Con Sevmorput finisce l’epoca dell’atomo nel trasporto marittimo
La sua entrata in servizio nel 1988 fu salutata in Unione Sovietica come una vittoria: la dimostrazione della capacità tecnologica del Paese comunista di estendere il nucleare anche in ambiti civili come il trasporto marittimo. Concepita come vettore da impiegare nelle rotte artiche, all’epoca in forte espansione, Sevmorput, portacontainer da260 metrie 61 mila tonnellate, sarà poco gloriosamente rottamata, dopo la cancellazione lo scorso 31 luglio dal registro navale russo.
L’unità, di stanza nella base Atomflot di Murmansk, è l’ultima nave civile a propulsione nucleare ad essersi arresa agli alti costi di gestione e alle difficoltà imposte dalle restrizioni vigenti nei porti internazionali che avevano ridotto, fin dal 1990, il suo utilizzo ai collegamenti tra Murmansk e Dudinka, il principale porto sul fiume Yenisey. Le uniche altre tre navi di questo genere, Otto Hahn (Germania), Mutsu (Giappone) e NS Savannah (USA) furono dismesse rispettivamente nel 1982, 1995 e 1972 senza particolari successi commerciali (l’unità giapponese, ad esempio, non è mai entrata in servizio).

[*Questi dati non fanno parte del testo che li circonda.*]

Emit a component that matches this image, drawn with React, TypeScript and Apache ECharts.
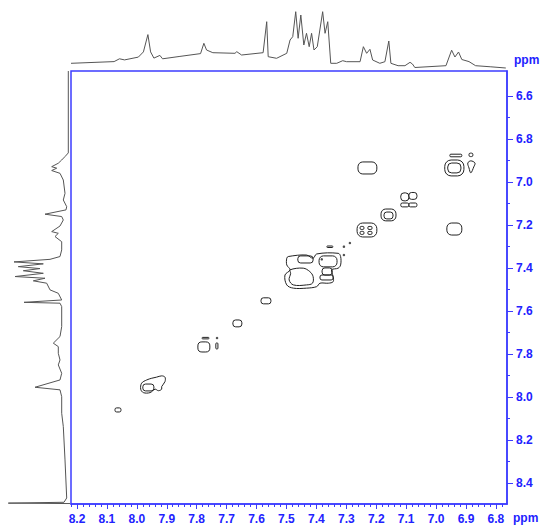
import React, { useEffect, useRef } from "react";
import * as echarts from "echarts";

// Axis ranges (ppm) of the 2D frame
const X_LEFT = 8.22;
const X_RIGHT = 6.763;
const Y_TOP = 6.484;
const Y_BOTTOM = 8.498;

// Tick labels
const xTickLabels = [8.2, 8.1, 8.0, 7.9, 7.8, 7.7, 7.6, 7.5, 7.4, 7.3, 7.2, 7.1, 7.0, 6.9, 6.8];
const yTickLabels = [6.6, 6.8, 7.0, 7.2, 7.4, 7.6, 7.8, 8.0, 8.2, 8.4];

// Top projection (F2): [ppm, intensity]
const topSpectrum: [number, number][] = [
  [8.22, 7.7], [8.076, 9.4], [8.058, 12.2], [8.041, 11.1], [7.995, 13.9], [7.978, 19.1],
  [7.963, 36.4], [7.954, 19.1], [7.943, 12.9], [7.923, 15.6], [7.914, 12.2], [7.856, 14.6],
  [7.787, 17.4], [7.776, 27.7], [7.767, 21], [7.746, 18.3], [7.672, 17.7], [7.666, 19.3],
  [7.65, 16], [7.578, 18.3], [7.566, 49.3], [7.561, 14.3], [7.533, 12.7], [7.499, 17.7],
  [7.488, 31], [7.479, 34.3], [7.469, 59.3], [7.461, 32.7], [7.452, 56], [7.442, 26],
  [7.433, 37.7], [7.424, 24.3], [7.416, 37.7], [7.408, 21], [7.397, 24.3], [7.379, 59.3],
  [7.371, 37.7], [7.362, 49.3], [7.352, 7.7], [7.332, 7.7], [7.312, 10.3], [7.299, 9.3],
  [7.254, 9.3], [7.243, 24.3], [7.232, 17.7], [7.221, 21.7], [7.212, 11], [7.188, 7.7],
  [7.171, 9.3], [7.158, 30], [7.151, 7.7], [7.127, 5.3], [7.104, 5.3], [7.087, 8.7],
  [7.079, 7], [7.071, 3.5], [6.967, 5.3], [6.948, 20.8], [6.937, 14], [6.925, 19],
  [6.914, 11.5], [6.89, 9.4], [6.868, 5.3], [6.817, 4.2], [6.767, 3],
];

// Left projection (F1): [ppm, intensity]
const leftSpectrum: [number, number][] = [
  [6.484, 2.7], [6.865, 2.7], [6.882, 6], [6.898, 9.3], [6.913, 12.7], [6.929, 19.3],
  [6.936, 14.3], [6.947, 19.3], [6.96, 11], [6.991, 7.7], [7.053, 6], [7.084, 7.7],
  [7.115, 4.3], [7.13, 5], [7.15, 26], [7.161, 9.3], [7.177, 7.7], [7.205, 11],
  [7.231, 19.3], [7.239, 12.7], [7.254, 16], [7.278, 9.3], [7.316, 9.3], [7.347, 11],
  [7.36, 21], [7.372, 57], [7.381, 27.7], [7.394, 52.7], [7.403, 31], [7.413, 47.7],
  [7.425, 27.7], [7.44, 56], [7.448, 26], [7.46, 37.7], [7.471, 24.3], [7.502, 21],
  [7.518, 12.7], [7.549, 9.3], [7.56, 47], [7.564, 11], [7.58, 9.3], [7.673, 9.3],
  [7.719, 11], [7.75, 17.7], [7.766, 12.7], [7.797, 12.7], [7.828, 11], [7.851, 12.7],
  [7.89, 9.3], [7.921, 11], [7.955, 36], [7.967, 11], [7.999, 9.3], [8.076, 9.3],
  [8.138, 7.7], [8.293, 6], [8.47, 4.3], [8.49, 7], [8.494, 62.7], [8.496, 1],
];

// Contours drawn as rounded boxes: [x1, x2, y1, y2] (ppm)
const contourBoxes: number[][] = [
  [7.261, 7.198, 6.907, 6.963],
  [6.971, 6.907, 6.898, 6.972],
  [6.961, 6.917, 6.912, 6.958],
  [6.954, 6.914, 6.871, 6.883],
  [6.89, 6.877, 6.866, 6.882],
  [7.118, 7.091, 7.051, 7.088],
  [7.091, 7.064, 7.049, 7.081],
  [7.118, 7.091, 7.098, 7.116],
  [7.091, 7.064, 7.098, 7.116],
  [7.184, 7.134, 7.126, 7.181],
  [7.174, 7.144, 7.14, 7.172],
  [7.264, 7.198, 7.191, 7.256],
  [7.254, 7.241, 7.207, 7.221],
  [7.228, 7.214, 7.207, 7.221],
  [7.254, 7.241, 7.23, 7.244],
  [7.228, 7.214, 7.23, 7.244],
  [6.964, 6.914, 7.191, 7.247],
  [7.365, 7.345, 7.298, 7.305],
  [7.391, 7.331, 7.344, 7.395],
  [7.462, 7.411, 7.344, 7.377],
  [7.381, 7.347, 7.4, 7.433],
  [7.388, 7.344, 7.433, 7.456],
  [7.585, 7.552, 7.539, 7.567],
  [7.679, 7.649, 7.642, 7.674],
  [7.796, 7.756, 7.744, 7.791],
  [7.782, 7.759, 7.723, 7.73],
  [7.736, 7.729, 7.749, 7.777],
  [7.98, 7.943, 7.94, 7.972],
  [8.073, 8.053, 8.051, 8.07],
];

// Irregular contours: lists of [x, y] (ppm)
const contourPolygons: number[][][] = [
  // big 7.3-7.5 cluster
  [
    [7.494, 7.347], [7.433, 7.34], [7.411, 7.355], [7.399, 7.335], [7.327, 7.332],
    [7.319, 7.347], [7.319, 7.386], [7.327, 7.401], [7.349, 7.409], [7.344, 7.44],
    [7.344, 7.464], [7.36, 7.471], [7.388, 7.471], [7.399, 7.487], [7.433, 7.494],
    [7.477, 7.494], [7.499, 7.479], [7.505, 7.433], [7.488, 7.409], [7.499, 7.386],
    [7.499, 7.355],
  ],
  [
    [7.488, 7.409], [7.444, 7.401], [7.422, 7.417], [7.411, 7.44], [7.413, 7.471],
    [7.433, 7.479], [7.477, 7.479], [7.491, 7.456], [7.486, 7.425],
  ],
  // 7.95 diagonal peak
  [
    [7.984, 7.936], [7.967, 7.921], [7.95, 7.913], [7.934, 7.908], [7.917, 7.902],
    [7.906, 7.908], [7.906, 7.929], [7.917, 7.952], [7.917, 7.964], [7.928, 7.971],
    [7.939, 7.964], [7.956, 7.98], [7.978, 7.98], [7.987, 7.964],
  ],
  // tear drop near 6.88 / 6.93
  [[6.894, 6.912], [6.884, 6.902], [6.87, 6.912], [6.874, 6.93], [6.884, 6.958], [6.89, 6.935]],
];

// Tiny contour specks: [x, y] (ppm)
const contourDots: number[][] = [
  [7.308, 7.301], [7.288, 7.284], [7.308, 7.34], [7.382, 7.36], [7.732, 7.726],
];

const BLUE = "#2222ff";
const AXIS_BLUE = "#3c3cff";
const FONT = '"Liberation Sans", Arial, Helvetica, sans-serif';

export default function App() {
  const ref = useRef<HTMLDivElement>(null);

  useEffect(() => {
    if (!ref.current) return;
    const chart = echarts.init(ref.current, undefined, { renderer: "svg" });

    const xMinor: number[] = [];
    for (let i = 0; i < xTickLabels.length; i++) {
      for (let k = 1; k <= 4; k++) {
        const v = +(xTickLabels[i] - k * 0.02).toFixed(2);
        if (v > X_RIGHT) xMinor.push(v);
      }
    }
    xMinor.push(8.22);
    const yMinor: number[] = yTickLabels.slice(0, -1).map((v) => +(v + 0.1).toFixed(1));

    const stroke = { fill: "none", stroke: "#222", lineWidth: 1 };

    chart.setOption({
      animation: false,
      grid: [
        { left: 71, top: 71, width: 436, height: 433, show: true, borderColor: AXIS_BLUE, borderWidth: 1.5, backgroundColor: "transparent" },
        { left: 71, top: 5, width: 436, height: 66 },
        { left: 0, top: 71, width: 71, height: 433 },
      ],
      xAxis: [
        {
          gridIndex: 0, type: "value", min: X_RIGHT, max: X_LEFT, inverse: true, position: "bottom",
          axisLine: { show: true, onZero: false, lineStyle: { color: AXIS_BLUE, width: 1.5 } },
          axisTick: { show: true, customValues: xTickLabels, length: 5, lineStyle: { color: AXIS_BLUE } },
          axisLabel: {
            customValues: xTickLabels, formatter: (v: number) => v.toFixed(1), color: BLUE,
            fontWeight: "bold", fontSize: 12, fontFamily: FONT, margin: 9,
          },
          splitLine: { show: false },
        },
        {
          gridIndex: 0, type: "value", min: X_RIGHT, max: X_LEFT, inverse: true, position: "bottom",
          axisLine: { show: false, onZero: false },
          axisTick: { show: true, customValues: xMinor, length: 3, lineStyle: { color: AXIS_BLUE } },
          axisLabel: { show: false },
          splitLine: { show: false },
        },
        { gridIndex: 1, type: "value", min: X_RIGHT, max: X_LEFT, inverse: true, show: false },
        { gridIndex: 2, type: "value", min: 0, max: 71, inverse: true, show: false },
      ],
      yAxis: [
        {
          gridIndex: 0, type: "value", min: Y_TOP, max: Y_BOTTOM, inverse: true, position: "right",
          axisLine: { show: true, onZero: false, lineStyle: { color: AXIS_BLUE, width: 1.5 } },
          axisTick: { show: true, customValues: yTickLabels, length: 6, lineStyle: { color: AXIS_BLUE } },
          axisLabel: {
            customValues: yTickLabels, formatter: (v: number) => v.toFixed(1), color: BLUE,
            fontWeight: "bold", fontSize: 12, fontFamily: FONT, margin: 9,
          },
          splitLine: { show: false },
        },
        {
          gridIndex: 0, type: "value", min: Y_TOP, max: Y_BOTTOM, inverse: true, position: "right",
          axisLine: { show: false, onZero: false },
          axisTick: { show: true, customValues: yMinor, length: 3, lineStyle: { color: AXIS_BLUE } },
          axisLabel: { show: false },
          splitLine: { show: false },
        },
        { gridIndex: 1, type: "value", min: 0, max: 66, show: false },
        { gridIndex: 2, type: "value", min: Y_TOP, max: Y_BOTTOM, inverse: true, show: false },
      ],
      graphic: [
        { type: "text", left: 513, top: 512, style: { text: "ppm", fill: BLUE, font: `bold 12px ${FONT}` } },
        { type: "text", left: 514, top: 54, style: { text: "ppm", fill: BLUE, font: `bold 12px ${FONT}` } },
      ],
      series: [
        {
          type: "line", xAxisIndex: 2, yAxisIndex: 2, data: topSpectrum, showSymbol: false, silent: true,
          lineStyle: { color: "#555", width: 1 },
        },
        {
          type: "line", xAxisIndex: 3, yAxisIndex: 3, data: leftSpectrum.map(([p, i]) => [i, p]),
          showSymbol: false, silent: true, lineStyle: { color: "#555", width: 1 },
        },
        {
          type: "custom", xAxisIndex: 0, yAxisIndex: 0, data: contourBoxes, silent: true, clip: true,
          renderItem: (_p: any, api: any) => {
            const a = api.coord([api.value(0), api.value(2)]);
            const b = api.coord([api.value(1), api.value(3)]);
            const x = Math.min(a[0], b[0]);
            const y = Math.min(a[1], b[1]);
            const w = Math.abs(a[0] - b[0]);
            const h = Math.abs(a[1] - b[1]);
            return { type: "rect", shape: { x, y, width: w, height: h, r: Math.min(w, h) * 0.4 }, style: stroke };
          },
        },
        {
          type: "custom", xAxisIndex: 0, yAxisIndex: 0, silent: true, clip: true,
          data: contourPolygons.map((pts, i) => [pts[0][0], pts[0][1], i]),
          renderItem: (_p: any, api: any) => {
            const pts = contourPolygons[api.value(2)].map((p) => api.coord(p));
            return { type: "polygon", shape: { points: pts, smooth: 0.35 }, style: stroke };
          },
        },
        {
          type: "scatter", xAxisIndex: 0, yAxisIndex: 0, data: contourDots, symbolSize: 2.5, silent: true,
          itemStyle: { color: "#222" },
        },
      ],
    });

    return () => chart.dispose();
  }, []);

  return <div ref={ref} style={{ position: "absolute", left: 0, top: 0, width: 542, height: 527 }} />;
}
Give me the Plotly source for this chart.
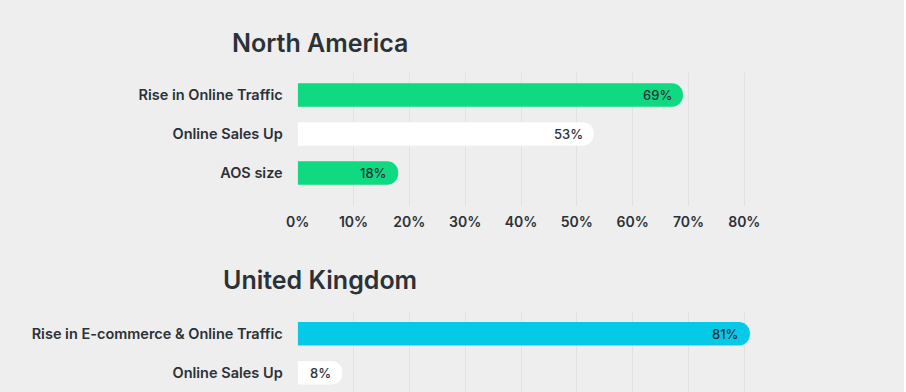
import plotly.graph_objects as go

# ---- data ----
na_categories = ["Rise in Online Traffic", "Online Sales Up", "AOS size"]
na_values = [69, 53, 18]
na_colors = ["#0fd981", "#ffffff", "#0fd981"]

uk_categories = ["Rise in E-commerce & Online Traffic", "Online Sales Up"]
uk_values = [81, 8]
uk_colors = ["#05c9e6", "#ffffff"]

x_tickvals = [0, 10, 20, 30, 40, 50, 60, 70, 80]
x_ticktext = [f"{v}%" for v in x_tickvals]

titles = ["North America", "United Kingdom"]

# ---- style ----
W, H = 904, 392
BG = "#eeeeee"
GRID = "#e2e2e2"
TXT = "#2b3137"
FONT = "Inter"

fig = go.Figure()

fig.add_trace(go.Bar(
    x=na_values, y=na_categories, orientation="h",
    marker=dict(color=na_colors, cornerradius="50%", line=dict(width=0)),
    width=0.6, xaxis="x", yaxis="y", hoverinfo="skip",
))
fig.add_trace(go.Bar(
    x=uk_values, y=uk_categories, orientation="h",
    marker=dict(color=uk_colors, cornerradius="50%", line=dict(width=0)),
    width=0.6, xaxis="x2", yaxis="y2", hoverinfo="skip",
))

annotations = []
for cats, vals, xr, yr in [(na_categories, na_values, "x", "y"),
                            (uk_categories, uk_values, "x2", "y2")]:
    for c, v in zip(cats, vals):
        annotations.append(dict(
            x=v, y=c, xref=xr, yref=yr, text=f"{v}%", showarrow=False,
            xanchor="right", yanchor="middle", xshift=-9,
            font=dict(family=FONT, size=13, color=TXT, weight=500),
        ))

title_y = [1 - 43.5 / H, 1 - 280 / H]
for t, ty in zip(titles, title_y):
    annotations.append(dict(
        x=320 / W, y=ty, xref="paper", yref="paper", text=t, showarrow=False,
        xanchor="center", yanchor="middle",
        font=dict(family=FONT, size=25, color=TXT, weight=600),
    ))

x0_px, px_per_unit = 297.7, (744.3 - 297.7) / 80
x_max = 90
x_dom = [x0_px / W, (x0_px + x_max * px_per_unit) / W]

xaxis_common = dict(
    domain=x_dom, range=[0, x_max], tickvals=x_tickvals, ticktext=x_ticktext,
    showgrid=True, gridcolor=GRID, gridwidth=1, zeroline=False, showline=False,
    fixedrange=True, automargin=False,
    tickfont=dict(family=FONT, size=14, color=TXT, weight=600),
)
yaxis_common = dict(
    showgrid=False, zeroline=False, showline=False, ticks="",
    ticklabelstandoff=14, fixedrange=True, automargin=False,
    tickfont=dict(family=FONT, size=14.5, color=TXT, weight=600),
)

fig.update_layout(
    width=W, height=H,
    paper_bgcolor=BG, plot_bgcolor=BG,
    margin=dict(l=0, r=0, t=0, b=0, pad=0),
    showlegend=False,
    annotations=annotations,
    xaxis=dict(**xaxis_common, anchor="y", ticklabelstandoff=6),
    yaxis=dict(**yaxis_common, anchor="x", domain=[1 - 206 / H, 1 - 73 / H],
               range=[2.846, -0.564]),
    xaxis2=dict(**xaxis_common, anchor="y2", showticklabels=False),
    yaxis2=dict(**yaxis_common, anchor="x2", domain=[0, 1 - 311.7 / H],
                range=[1.495, -0.564]),
)

fig.write_html(
    "out.html",
    config={"displayModeBar": False},
    post_script="document.body.style.margin='0';document.body.style.overflow='hidden';",
)
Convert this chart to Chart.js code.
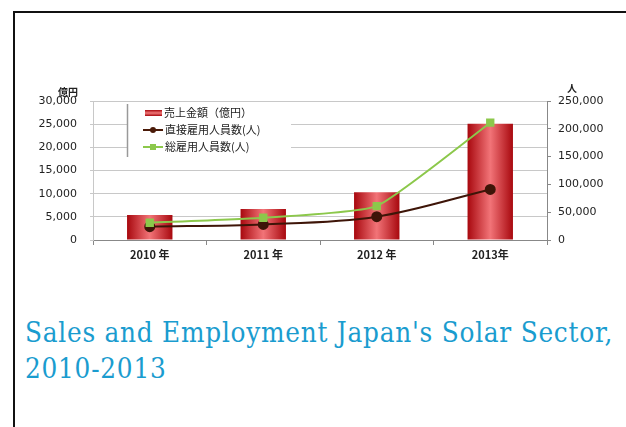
<!DOCTYPE html>
<html>
<head>
<meta charset="utf-8">
<script src="https://cdn.jsdelivr.net/npm/chart.js@4"></script>
<style>
  html, body { margin: 0; padding: 0; background: #fff; }
  body { width: 626px; height: 427px; position: relative; overflow: hidden; }
  .frame { position: absolute; left: 13px; top: 11px; width: 620px; height: 430px;
           border-left: 2px solid #111; border-top: 2px solid #111; }
  #wrap { position: absolute; left: 0; top: 0; width: 626px; height: 270px; }
  .title { position: absolute; left: 25px; top: 315px; width: 600px;
           font-family: "DejaVu Serif Condensed", "DejaVu Serif", serif; font-stretch: condensed;
           font-size: 27.6px; line-height: 36px; letter-spacing: 0.75px; color: #1a9ccf; }
</style>
</head>
<body>
<div class="frame"></div>
<div id="wrap"><canvas id="chart"></canvas></div>
<div class="title">Sales and Employment Japan's Solar Sector,<br>2010-2013</div>
<script>
  // datos
  const years = ["2010 年", "2011 年", "2012 年", "2013年"];
  const salesLabel = "売上金額（億円）";
  const directLabel = "直接雇用人員数(人)";
  const totalLabel = "総雇用人員数(人)";
  const sales = [5400, 6700, 10300, 25100];
  const directJobs = [24000, 28000, 42000, 91000];
  const totalJobs = [31000, 40000, 61000, 211000];
  const leftTicks = [0, 5000, 10000, 15000, 20000, 25000, 30000];
  const rightTicks = [0, 50000, 100000, 150000, 200000, 250000];

  const tickFont = { family: "DejaVu Sans", size: 11 };

  function barFill(context) {
    const chart = context.chart;
    const area = chart.chartArea;
    if (!area) return "#c0161c";
    const x = chart.scales.x.getPixelForValue(context.dataIndex);
    const w = (area.right - area.left) / years.length * 0.4;
    const g = chart.ctx.createLinearGradient(x - w / 2, 0, x + w / 2, 0);
    g.addColorStop(0, "#a8080e");
    g.addColorStop(0.5, "#f27478");
    g.addColorStop(1, "#a8080e");
    return g;
  }

  // leyenda dentro del area y titulos de ejes
  const extras = {
    id: "extras",
    afterDatasetsDraw(chart) {
      const ctx = chart.ctx;
      ctx.save();
      ctx.fillStyle = "#fff";
      ctx.fillRect(127, 103, 164, 54);
      ctx.strokeStyle = "#999";
      ctx.lineWidth = 1.5;
      ctx.beginPath();
      ctx.moveTo(127.5, 104);
      ctx.lineTo(127.5, 157);
      ctx.stroke();

      ctx.font = "11px 'Noto Sans CJK JP'";
      ctx.textBaseline = "middle";
      ctx.fillStyle = "#222";
      const rows = [113, 130, 147];
      // barra
      const g = ctx.createLinearGradient(0, rows[0] - 3, 0, rows[0] + 3);
      g.addColorStop(0, "#a8080e");
      g.addColorStop(0.5, "#f07a7a");
      g.addColorStop(1, "#a8080e");
      ctx.fillStyle = g;
      ctx.fillRect(145, rows[0] - 3, 17, 6);
      // linea marron
      ctx.strokeStyle = "#4a1a08";
      ctx.lineWidth = 2;
      ctx.beginPath(); ctx.moveTo(143, rows[1]); ctx.lineTo(163, rows[1]); ctx.stroke();
      ctx.fillStyle = "#4a1a08";
      ctx.beginPath(); ctx.arc(153, rows[1], 3, 0, Math.PI * 2); ctx.fill();
      // linea verde
      ctx.strokeStyle = "#8cc84b";
      ctx.beginPath(); ctx.moveTo(143, rows[2]); ctx.lineTo(163, rows[2]); ctx.stroke();
      ctx.fillStyle = "#8cc84b";
      ctx.fillRect(150, rows[2] - 3, 6, 6);

      ctx.fillStyle = "#222";
      ctx.textAlign = "left";
      ctx.fillText(salesLabel, 164, rows[0]);
      ctx.fillText(directLabel, 165, rows[1]);
      ctx.fillText(totalLabel, 165, rows[2]);

      ctx.font = "bold 10px 'Noto Sans CJK JP'";
      ctx.textAlign = "center";
      ctx.fillText("億円", 68, 92);
      ctx.fillText("人", 572, 88);
      ctx.restore();
    }
  };

  document.addEventListener("DOMContentLoaded", () => {
    const ctx = document.getElementById("chart").getContext("2d");
    new Chart(ctx, {
      type: "bar",
      data: {
        labels: years,
        datasets: [
          {
            type: "line",
            label: totalLabel,
            data: totalJobs,
            yAxisID: "y2",
            borderColor: "#8cc84b",
            backgroundColor: "#8cc84b",
            borderWidth: 2,
            pointStyle: "rect",
            pointRadius: 4.5,
            tension: 0.15,
            order: 1
          },
          {
            type: "line",
            label: directLabel,
            data: directJobs,
            yAxisID: "y2",
            borderColor: "#3e1508",
            backgroundColor: "#3e1508",
            borderWidth: 2,
            pointRadius: 4.5,
            cubicInterpolationMode: "monotone",
            order: 2
          },
          {
            label: salesLabel,
            data: sales,
            yAxisID: "y",
            backgroundColor: barFill,
            barPercentage: 0.5,
            categoryPercentage: 0.8,
            order: 3
          }
        ]
      },
      options: {
        responsive: true,
        maintainAspectRatio: false,
        animation: false,
        layout: { padding: { top: 101, left: 0, right: 0, bottom: 0 } },
        plugins: { legend: { display: false }, tooltip: { enabled: false } },
        scales: {
          x: {
            grid: { display: true, drawOnChartArea: false, offset: true, color: "#888", tickLength: 5 },
            border: { color: "#888" },
            ticks: { color: "#222", font: { family: "Noto Sans CJK JP", size: 11, weight: "bold" }, padding: 3 },
            afterFit(s) { s.height = 30; }
          },
          y: {
            position: "left",
            min: 0, max: 30000,
            afterBuildTicks(s) { s.ticks = leftTicks.map(v => ({ value: v })); },
            grid: { color: "#c8c8c8", tickLength: 3 },
            border: { color: "#c8c8c8" },
            ticks: { color: "#222", font: tickFont, padding: 13,
                     callback: v => v.toLocaleString("en-US") },
            afterFit(s) { s.width = 93; }
          },
          y2: {
            position: "right",
            min: 0, max: 250000,
            afterBuildTicks(s) { s.ticks = rightTicks.map(v => ({ value: v })); },
            grid: { drawOnChartArea: false, color: "#888", tickLength: 4 },
            border: { color: "#888" },
            ticks: { color: "#222", font: tickFont, padding: 7,
                     callback: v => v.toLocaleString("en-US") },
            afterFit(s) { s.width = 79; }
          }
        }
      },
      plugins: [extras]
    });
  });
</script>
</body>
</html>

Costruita presso il cantiere Zaliv a Kerch, Ucraina, Sevmorput deve la sua relativa “longevità” alle potenti capacità rompighiaccio, l’unico settore non militare in cui le caratteristiche del nucleare (grande potenza disponibile e prolungata autonomia) hanno registrato vantaggi concreti. Una flessibilità che, non andato in porto il progetto del 2007 di riconversione in oil drilling vessel, non permetterà alla nave di sfuggire al destino di essere trasformata, come ha sarcasticamente commentato il Direttore Generale di Atomflot, Vyacheslav Ruksha, in “aghi da cucito”.